I am currently taking a Public Libraries Management class. It is an online class and each week the teacher posts a controversial issue that public libraries face. We must post a reply stating how we, as the directors of the library, would deal with the situation. We then respond to each others posts and this can lead to lengthy discussions depending on the topic and the comments. These topics have been interesting so far and it is a good way for us to get to know each other and display our knowledge of libraries and procedures and our opinions about these issues.

Some of these issues have been: How to accommodate the Spanish-speaking community, What to do if we need to build a new library and the old one was declared a historical building.  This week the topic was that the youth librarian plans to show Shark Tales and the Italian-American community decides to picket it because they think it portrays them in a bad light.
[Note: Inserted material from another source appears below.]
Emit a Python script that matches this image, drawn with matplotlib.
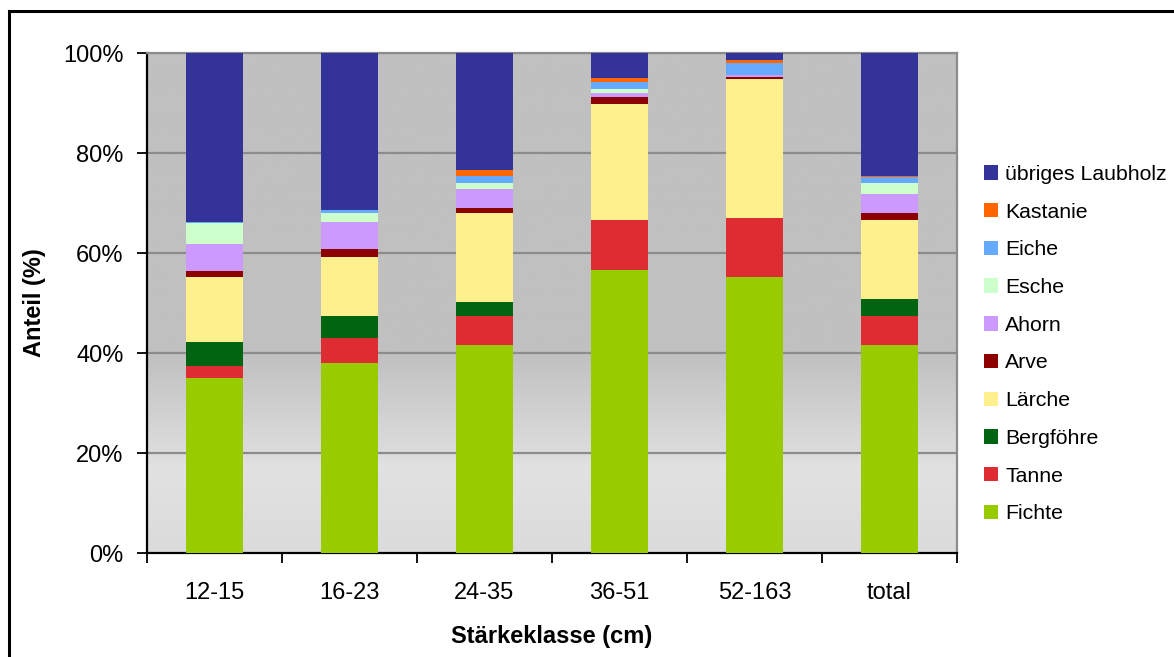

The discussions were good and many of my classmates brought up some really great ideas and considerations. I hope that they think the same about my ideas… Anyway, I posted a comment about allowing someone (a racist) to picket because the library wanted to show The Princess and the Frog. My point was that in that case of course the library would not agree to cancel the showing of the movie. Therefore, the library needs to be careful when they listen to community requests for banning and when they don’t. (My idea was that the library should have a policy which they follow so that all materials and requests for the banning of those materials are considered by the same rules.

I started to think about how censorship is such a big issue and really needs to be taken seriously. Blanket rules such as ‘the library never practices censorship’ may not be as affective as we might hope. Granted, this is the policy according to the ALA. But in all honesty, many librarians and libraries practice censorship by the fact that they choose what materials to buy and they may not purchase books that make them uncomfortable. I therefore think it is very important for libraries and librarians to consider what books are purchased or not purchased very carefully. It is very important to follow the rules of freedom of information by providing materials that present all sides of controversial issues.